N49: A Mouse Model For Proof Of Concept Of A Vaccine Against Lynch Syndrome-Associated Cancers

M. Kloor1, M. Ozcan2, A. Ahadova2, Y. Yuan3, P. Bork3, S. Sei4, R. Shoemaker4, Ö. Gelincik4, S. Lipkin4, J. Gebert2, M. von Knebel Doeberitz2

1 – Department of Applied Tumor Biology, University Hospital Heidelberg. 2 – University Hospital Heidelberg. 3 – European Molecular Biology Laboratory. 4 – National Cancer Institute (US)

 

Aim: Microsatellite-unstable (MSI) cancers occurring in Lynch syndrome elicit pronounced immune responses directed against frameshift peptide (FSP) neoantigens. Our group could demonstrate the existence of shared FSP neoantigens in MSI cancer and detected spontaneous FSP-specific immune responses in affected patients. To further develop the concept of a cancer-preventive vaccine in Lynch syndrome, we aimed to establish a preclinical mouse model.

Method: A systematic database search was performed to identify coding microsatellites (cMS) and potential neoantigens in Lynch syndrome mice (Msh2flox/floxVpC+/+). After mutation analysis of murine tumors, most promising FSP neoantigens were evaluated for immunogenicity by ELISpot after vaccination of C57BL/6 mice.

Results: Four FSP neoantigens derived from common cMS mutations in the genes Nacad, Maz, Xirp1, and Senp6 elicited strong antigen-specific cellular and humoral immune responses. Based on the cMS mutation data, a vaccine with these four FSP neoantigens is predicted to cover about 75% of cancers in Lynch mice.

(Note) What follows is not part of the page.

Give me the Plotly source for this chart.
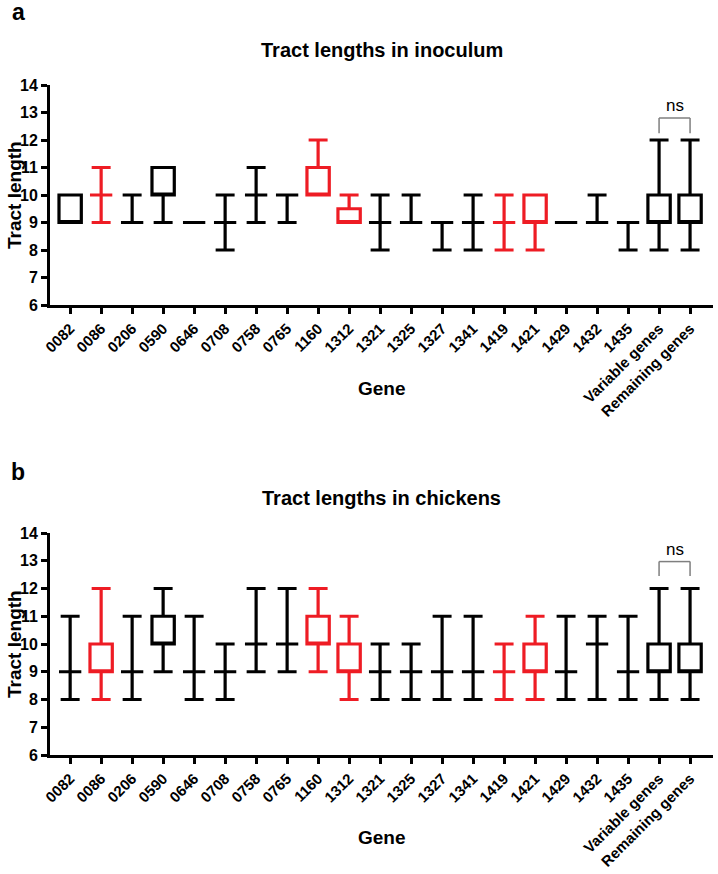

Conclusion: We have identified four immunogenic FSP neoantigens derived from commonly mutated cMS in murine Lynch syndrome colorectal cancers. This allows evaluating the concept of cancer-preventive neoantigen vaccines in mouse models of Lynch syndrome, including longitudinal monitoring of immune responses and combination with different adjuvants and chemoprevention approaches.